As

${\displaystyle \sin z=\frac{1}{2i}(e^{\mathrm{iz}}-e^{-\mathrm{iz}})=2}$

then, substituting $w=e^{\mathrm{iz}}$, we have

${\displaystyle w-\frac{1}{w}=4i.}$

So $w^2-4\mathrm{iw}-1=0$ and the solutions of this quadratic equation are:

${\displaystyle w=e^{\mathrm{iz}}=\frac{4i\pm \sqrt{-}12}{2}=i(2\pm \sqrt{3}).}$

Taking logarithms gives

${\displaystyle \mathrm{iz}={\log }_{e}i(2\pm \sqrt{3})={\log }_{e}i+{\log }_e(2\pm \sqrt{3})=i\frac{\pi }{2}+{\log }_e(2\pm \sqrt{3}).}$

Dividing by $i$ gives the solutions $z=\frac{\pi }{2}-i{\log }_e(2\pm \sqrt{3})$ but since $\sin z$ is periodic with period $2\pi$ the set of all solutions is given by

${\displaystyle z=\frac{\pi }{2}-i\log (2\pm \sqrt{3})+2n\pi .}$

[Editor's note:

The same method works to give solutions for $\sin z=a$ where $a$ is any complex number.

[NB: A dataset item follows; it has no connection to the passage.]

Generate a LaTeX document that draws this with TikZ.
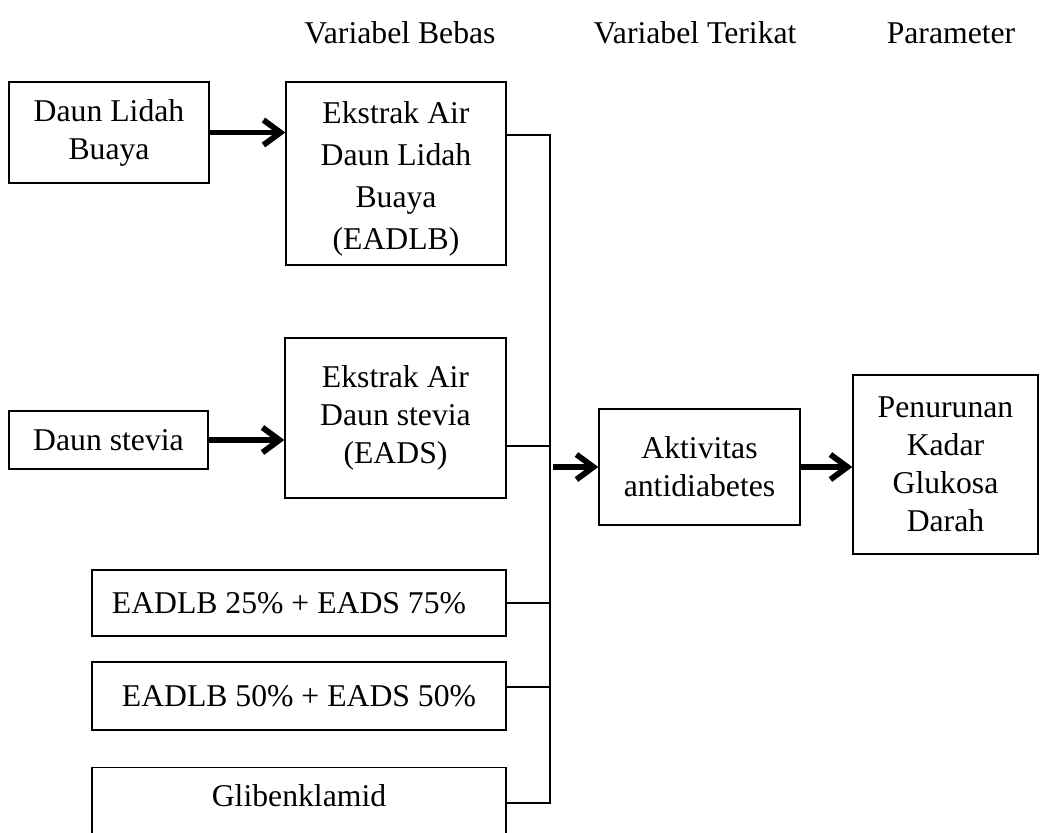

The step in the solution above ${\log }_{e}i=\frac{\pi }{2}$ follows from the definition of the complex logarithm function using $|i|=1$ and $\arg i=\frac{\pi }{2}$. The logarithms of $z$ are the numbers $\lambda$ such that $e^{\lambda }=z$, that is:

${\displaystyle \lambda =\log |z|+i(\arg z+2\pi n)}$

for integer $n$ . It is easy to check:

${\displaystyle e^{\log |z|+i(\arg z+2\pi n)}=e^{\log |z|}\times e^{i\arg z}\times e^{2\pi \mathrm{ni}}=|z|e^{i\arg z}=z}$

giving the complex number $z$ in modulus-argument form. Every complex number has infinitely many complex logarithms each differing by an integer multiple of $2\pi i$ because $e^{2\pi \mathrm{ni}}=1$.]